Sweetwater make quite a splash with a series of high-profile deals in 2012-13 based around the production of cellulosic sugars for cellulosic ethanol add-on projects, with Pacific Ethanol, Ace Ethanol and Front Range Energy among those who signed on to get a hold of Sweetwater’s low-cost sugars. Then, silence descended as a combination of policy uncertainty and low fuel prices put sections of the cellulosic ethanol industry into “suspended animation” as project developers struggled to find financiers.
With that slowdown, questions began to emerge around the viability of some of the companies aimed at making cellulosic sugars for ethanol players — some of those questions will now be put to rest as Sweetwater emerges briefly from stealth to confirm that it continues to raise capital, and ready its technology for commercial scale. One key wrinkle in the Sweetwater story — the company has added a direct-to-chemicals component to its strategy, and that will be the focus of the first commercial plant.
More about fuels
“We’re very pleased to have closed this loan, which secures Sweetwater’s operations as we begin building our full-scale commercial biomass-to-biochemical conversion facility,” says Sweetwater CEO Arunas Chesonis. “We have the best pretreatment technology in the industry right now, and we’re very excited to now ramp it up and become a player in the biochemical space.”
What about fuels? “The projects and plans are still there,” said Chesonis. “If corn spikes to $5.50 or $6.00, or if if ethanol prices go up and oil trends toward 70-80 per barrel, things will come back on the table. But with the price of oil the last 6 months, and the price of corn, confusion in Washington and some technology flameouts in the industry, it’s really tough for cellulosic ethanol projects to obtain financing.”
More about chemicals
For now, Sweetwater Energy is saying openly that “uses a unique technology to convert low-cost plant materials to a variety of high-value biochemicals” without getting into tremendous detail about the chemicals themselves except to say that there are, potentially, “dozens of biochemicals, many of which have traditionally required much more expensive methods to manufacture.”
We speculate that Sweetwater is aiming at organic acids — where the petrochemical industry, starting from hydrocarbons, has the added process step and cost associated with adding oxygen — whereas biomass contains sufficient oxygen to start with. That could mean end targets like polylactic acid, succinic acid, malic acid, acetic acid and so on.
Feedstocks, and project details
We know more about the feedstocks,which include waste wood, agricultural residues, and purpose-grown crops such as switchgrass which have been tested already in Sweetwater’s demonstration plant in Rochester, NY.
What do we know about the first commercial at this stage?
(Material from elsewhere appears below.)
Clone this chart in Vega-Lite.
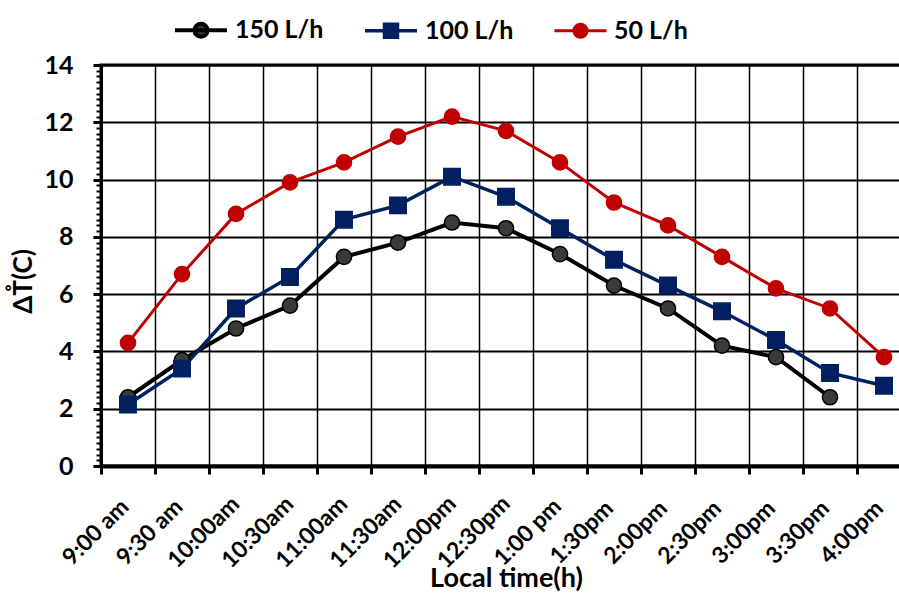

Details are sketchy, but we do know that the first commercial project is expected to cost $52 million, with a capacity around 60-70 million pounds of chemicals (equivalent of 9 million gallons of fuel), and the Series B investment round is aimed squarely at raising the equity portion of that investment.
Sweetwater closed its $16 million Series A round in 2013, which along with grants from the New York State Energy Research and Development Authority, funded the development of its demonstration-scale plant at its Lee Road location to validate and optimize the technology.
The Bottom Line
So, Sweetwater is back in the public eye after a year in low-profile mode. We’ll expect to learn more about the scaled-up design and improvements or changes, if any, in the technology approach after the company has completed its Series B, which is expected to happen this year. For chemicals play, expect a partnership, we think, and expect it in fermentation technology given that this is a cellulosic sugars play.